Di Marcello Rubini – Non ci voleva un opinionista rodato nel campo della politica dei palazzi per capire che la storia del “Salva Roma” avrebbe avuto strascichi nel tempo. E ne avrà ancora, fino a quando Marino non abbandonerà la poltrona al Campidoglio. La sfrutteranno le opposizioni, come hanno già fatto, ma lo faranno anche le correnti dentro al Pd, quelle avverse a Marino. D’altronde la caduta di stile è stata così pesante che non potrà essere cancellata con un unico colpa di spugna (ma neanche con due).

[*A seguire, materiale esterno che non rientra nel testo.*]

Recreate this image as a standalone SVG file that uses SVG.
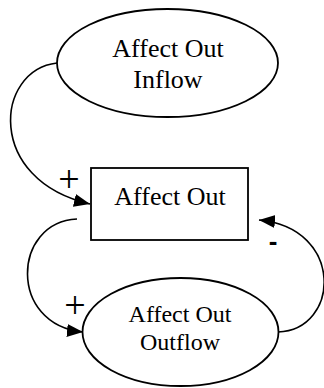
<svg xmlns="http://www.w3.org/2000/svg" width="324" height="388" viewBox="0 0 324 388">
<style>
.shape{fill:#fff;stroke:#000;stroke-width:1.8}
.lbl{font-family:"Liberation Serif","Times New Roman",serif;fill:#000;text-anchor:middle}
.conn{fill:none;stroke:#000;stroke-width:1.6}
.sign{font-family:"Liberation Serif","Times New Roman",serif;fill:#000;text-anchor:middle;font-size:38px}
</style>
<defs>
<marker id="arr" markerUnits="userSpaceOnUse" markerWidth="17" markerHeight="14" refX="16" refY="6.5" orient="auto">
<path d="M0,0 L16,6.5 L0,13 z" fill="#000"/>
</marker>
</defs>
<g id="inflow">
<ellipse class="shape" cx="167.5" cy="63" rx="110.5" ry="54"/>
<text class="lbl" font-size="26" x="168" y="57">Affect Out</text>
<text class="lbl" font-size="26" x="168" y="88">Inflow</text>
</g>
<g id="stock">
<rect class="shape" x="91" y="168" width="157" height="72"/>
<text class="lbl" font-size="26" x="170" y="205">Affect Out</text>
</g>
<g id="outflow">
<ellipse class="shape" cx="180.5" cy="332" rx="98" ry="54"/>
<text class="lbl" font-size="24" x="180" y="322">Affect Out</text>
<text class="lbl" font-size="24" x="180" y="350">Outflow</text>
</g>
<g id="connectors">
<path class="conn" d="M57,63 C-5,70 -15,180 90,204" marker-end="url(#arr)"/>
<path class="conn" d="M77,219 C12,222 8,325 83,332" marker-end="url(#arr)"/>
<path class="conn" d="M278,332 C340,330 345,228 259,220" marker-end="url(#arr)"/>
<text class="sign" x="69" y="192">+</text>
<text class="sign" x="75" y="318">+</text>
<text x="273" y="250" style="font-family:'Liberation Sans',Arial,sans-serif;font-weight:bold;font-size:26px;text-anchor:middle">-</text>
</g>
</svg>
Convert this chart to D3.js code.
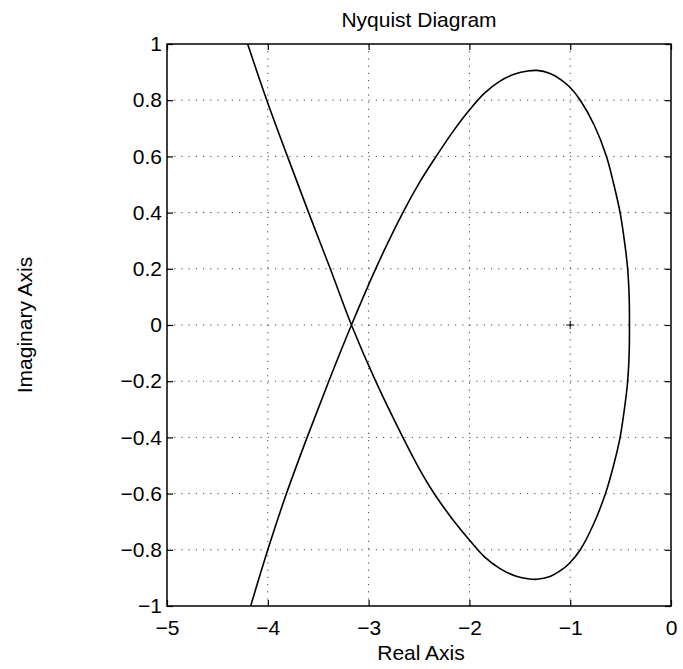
<!DOCTYPE html>
<html>
<head>
<meta charset="utf-8">
<script src="https://cdn.jsdelivr.net/npm/d3@7"></script>
<style>
  html, body { margin: 0; padding: 0; background: #fff; }
  svg { display: block; }
  text { font-family: "Liberation Sans", Arial, Helvetica, sans-serif; fill: #000; }
</style>
</head>
<body>
<svg id="chart" width="683" height="669"></svg>
<script>
// Nyquist locus: real and imaginary parts, traced in order along the curve
const reParts = [
  -4.20, -4.01, -3.805, -3.595, -3.38, -3.17,
  -2.93, -2.66, -2.50, -2.34, -2.17, -2.0, -1.85, -1.70, -1.55, -1.42, -1.33,
  -1.20, -1.08, -1.0, -0.90, -0.77, -0.65, -0.57, -0.505, -0.455, -0.43, -0.415,
  -0.412,
  -0.415, -0.43, -0.455, -0.505, -0.57, -0.64, -0.76, -0.90, -1.0, -1.08, -1.20,
  -1.33, -1.42, -1.55, -1.70, -1.85, -2.0, -2.16, -2.33, -2.49, -2.66, -2.93,
  -3.17, -3.395, -3.61, -3.815, -4.0, -4.17];
const imParts = [
  1.0, 0.8, 0.6, 0.4, 0.2, 0.0,
  -0.2, -0.4, -0.51, -0.605, -0.69, -0.765, -0.825, -0.866, -0.892, -0.903, -0.905,
  -0.895, -0.870, -0.845, -0.80, -0.71, -0.60, -0.50, -0.40, -0.28, -0.20, -0.10,
  0.0,
  0.10, 0.20, 0.28, 0.40, 0.504, 0.60, 0.71, 0.80, 0.845, 0.870, 0.895,
  0.906, 0.904, 0.893, 0.867, 0.825, 0.765, 0.69, 0.60, 0.51, 0.40, 0.20,
  0.0, -0.2, -0.4, -0.6, -0.8, -1.0];

// Critical point -1 + 0j
const criticalPoint = [-1, 0];

// Axis ticks
const xTicks = [-5, -4, -3, -2, -1, 0];
const yTicks = [-1, -0.8, -0.6, -0.4, -0.2, 0, 0.2, 0.4, 0.6, 0.8, 1];

const titleText = "Nyquist Diagram";
const xLabelText = "Real Axis";
const yLabelText = "Imaginary Axis";

const svg = d3.select("#chart");
const plotL = 167, plotR = 671, plotT = 44, plotB = 606;

const x = d3.scaleLinear().domain([-5, 0]).range([plotL, plotR]);
const y = d3.scaleLinear().domain([-1, 1]).range([plotB, plotT]);

const fmt = v => String(+v.toFixed(1)).replace("-", "\u2212");

// Dotted grid
const grid = svg.append("g").attr("stroke", "#444").attr("stroke-width", 1)
  .attr("stroke-dasharray", "1.2,6");
grid.selectAll("line.gx").data(xTicks.filter(v => v > -5 && v < 0)).join("line")
  .attr("class", "gx")
  .attr("x1", d => x(d)).attr("x2", d => x(d))
  .attr("y1", plotT).attr("y2", plotB);
grid.selectAll("line.gy").data(yTicks.filter(v => v > -1 && v < 1)).join("line")
  .attr("class", "gy")
  .attr("x1", plotL).attr("x2", plotR)
  .attr("y1", d => y(d)).attr("y2", d => y(d));

// Axes with inward ticks on all four sides
const fontSize = "21px";
const bottomAxis = svg.append("g").attr("transform", `translate(0,${plotB})`)
  .call(d3.axisBottom(x).tickValues(xTicks).tickSize(-6).tickPadding(14).tickFormat(fmt));
const leftAxis = svg.append("g").attr("transform", `translate(${plotL},0)`)
  .call(d3.axisLeft(y).tickValues(yTicks).tickSize(-6).tickPadding(5).tickFormat(fmt));
const topAxis = svg.append("g").attr("transform", `translate(0,${plotT})`)
  .call(d3.axisTop(x).tickValues(xTicks).tickSize(-6).tickFormat(""));
const rightAxis = svg.append("g").attr("transform", `translate(${plotR},0)`)
  .call(d3.axisRight(y).tickValues(yTicks).tickSize(-6).tickFormat(""));

[bottomAxis, leftAxis, topAxis, rightAxis].forEach(g => {
  g.select(".domain").remove();
  g.selectAll(".tick line").attr("stroke", "#000").attr("stroke-width", 1.2);
  g.selectAll(".tick text").style("font-size", fontSize)
    .style("font-family", "'Liberation Sans', Arial, sans-serif").attr("fill", "#000");
});

// Frame
svg.append("rect")
  .attr("x", plotL).attr("y", plotT)
  .attr("width", plotR - plotL).attr("height", plotB - plotT)
  .attr("fill", "none").attr("stroke", "#000").attr("stroke-width", 1.5);

// Clip for the locus
svg.append("clipPath").attr("id", "plotClip")
  .append("rect").attr("x", plotL).attr("y", plotT)
  .attr("width", plotR - plotL).attr("height", plotB - plotT);

const pts = reParts.map((r, i) => [r, imParts[i]]);
const line = d3.line().x(d => x(d[0])).y(d => y(d[1])).curve(d3.curveCatmullRom.alpha(0.5));

svg.append("path")
  .datum(pts)
  .attr("clip-path", "url(#plotClip)")
  .attr("d", line)
  .attr("fill", "none")
  .attr("stroke", "#000")
  .attr("stroke-width", 1.6)
  .attr("stroke-linejoin", "round");

// "+" at the critical point
const cx = x(criticalPoint[0]), cy = y(criticalPoint[1]), arm = 4;
svg.append("path")
  .attr("d", `M${cx - arm},${cy}H${cx + arm}M${cx},${cy - arm}V${cy + arm}`)
  .attr("stroke", "#000").attr("stroke-width", 1);

// Title and axis labels
svg.append("text")
  .attr("x", (plotL + plotR) / 2).attr("y", 27)
  .attr("text-anchor", "middle").style("font-size", fontSize)
  .text(titleText);

svg.append("text")
  .attr("x", (plotL + plotR) / 2 + 2).attr("y", 660)
  .attr("text-anchor", "middle").style("font-size", fontSize)
  .text(xLabelText);

svg.append("text")
  .attr("transform", `translate(32,${(plotT + plotB) / 2}) rotate(-90)`)
  .attr("text-anchor", "middle").style("font-size", fontSize)
  .text(yLabelText);
</script>
</body>
</html>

Se il centrodestra chiedeva la testa del primo cittadino accusandolo di mancanza di concentrazione ai problemi seri della capitale (“non perda tempo con le pedonalizzazioni”), anche nel centrosinistra i malumori sono stati piuttosto espliciti. L’ultima accusa dall’area Dem sono arrivate da Dario Nardella, uno dei renziani irriducibili (vicesindaco di Firenze ai tempi di Renzi, e ora in corsa come sindaco fiorentino). Lui dalle colonne del Messaggero ha dato una lezioncina di stile all’ex chirurgo: “Non si può accettare questo tipo di protesta”. “Non si possono utilizzare i cittadini come scudo” perché “con tutte le attenuanti del caso, il primo cittadino è sempre il primo responsabile. Le ragioni del cosa, come e perché vengono dopo. Nessun alibi, insomma”, dice. E poi “il premier ha fatto bene a stigmatizzare i toni con cui il sindaco della capitale si è rivolto allo Stato”. Nardella quindi consiglia: “Marino forzi lo status quo. Roma appare una città bloccata, suggerirei a Marino di fare più il rottamatore e meno il rivendicatore. Ottenuto il decreto dimostri di meritarlo e faccia in modo che sia l’ultimo”.

Un consiglio utile, ma il carrozzone, anzi l’ “accrocco Roma”, composto da municipalizzate in perdita e aggrovigliate (come l’Atac), sembra impossibile da smaltire. Per questa riuscita servirebbe un primo cittadino con carattere e polso … Comunque, se i soldi sono arrivati a Roma grazie al Governo, ora il Campidoglio è di fatto commissariato. Un po’ come l’Italia, che fafeva i “compiti a casa” sotto le bacchettate dell’Unione Europea quando c’era Monti. Al momento nei piani di rientro della capitale ci sono: il blocco delle assunzioni nelle società, la vendiate della partecipate (quelle minori), la dismissione degli immobili del Comune (qui potrebbero arrivare 250 milioni!). Riuscirà quindi a tagliare, Marino, eseguendo i diktat dello Stato centrale? Un’ultima osservazione riguarda il taglio del proprio stipendio che ha fatto Marino recentemente. Una manovra per non perdere troppi consensi, proprio all’arrivo imminente del “Salva Roma”. Questo taglio, assieme a quelli degli assessori, è stato già dimenticato dai romani. E hanno fatto bene.